I’m often approached by people starting a dispensary/cultivation facility and asked to either incorporate them or help them figure out the right structure. Recently, I was asked by a cannabis entrepreneur what corporate form would be the best for her new venture. She told me her attorney brother in law said “Definitely an S Corp.”
Gulp!!! If double taxation and risking your personal assets seems like a great way to start the New Year, jump right in. The right answer for now until IRS 280E changes, is an LLC. Why? If you have an S Corp. you are exposing both your personal assets and accepting any tax liability PERSONALLY. If any tax issues or audits create a tax liability, you’re on the hook for it if you have an S Corp. Period. Elvis has left the building, but you’re holding his unpaid laundry ticket.

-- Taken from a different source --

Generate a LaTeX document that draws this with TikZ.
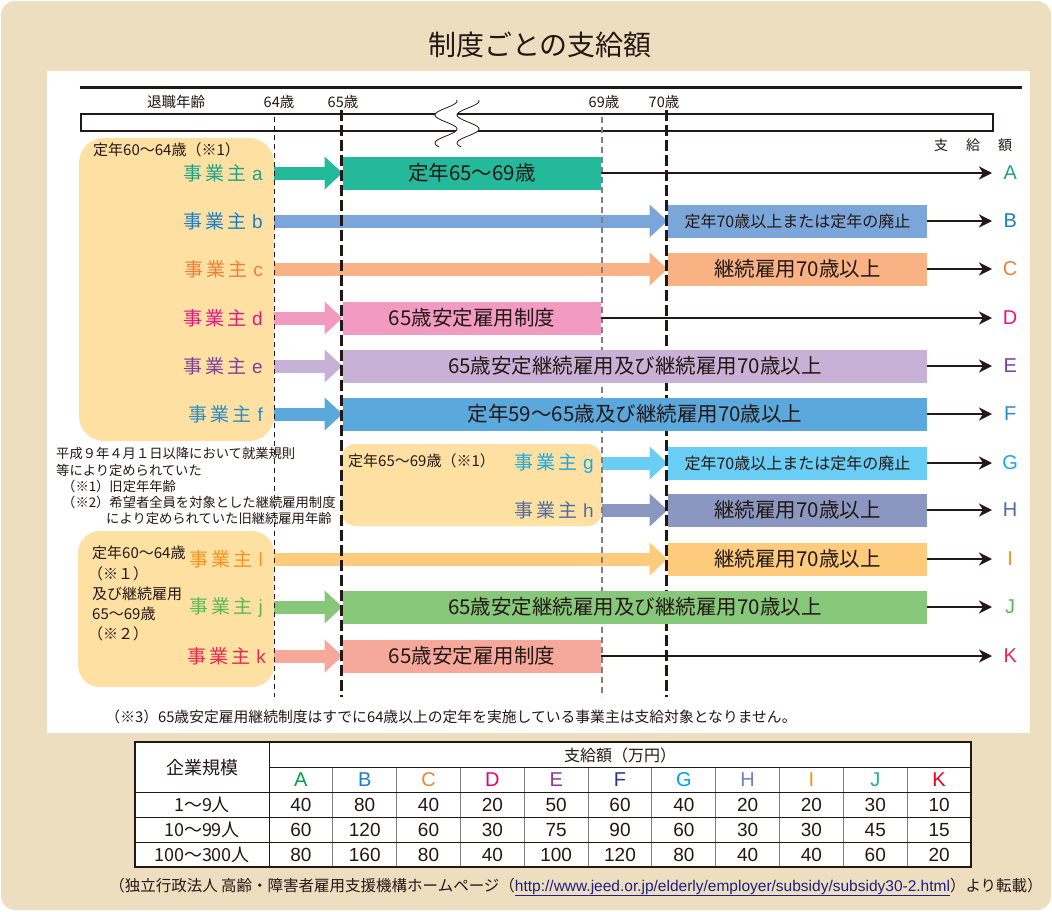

S Corporations are mandated by the IRS to pay corporate owners a “reasonable wage”. So, you’re going to be taxed when that paycheck arrives. Since you’re selling cannabis, the paycheck is not deductible on your corporate return. Now, you owe the government more money because it’s not deductible, and your gross revenue can only be reduced by your cost of goods sold. Consequently, you now have paid payroll taxes as well as extra corporate taxes on the paycheck. LLC owners don’t have to pay salaries, instead they can take distributions which if you’re a smart owner, will be worked into cost of goods sold as management oversight, etc.
Bottom line – unless your brother in law the hot shot attorney knows corporate structures involving the cannabis business, only use his services when someone runs over your foot in the supermarket.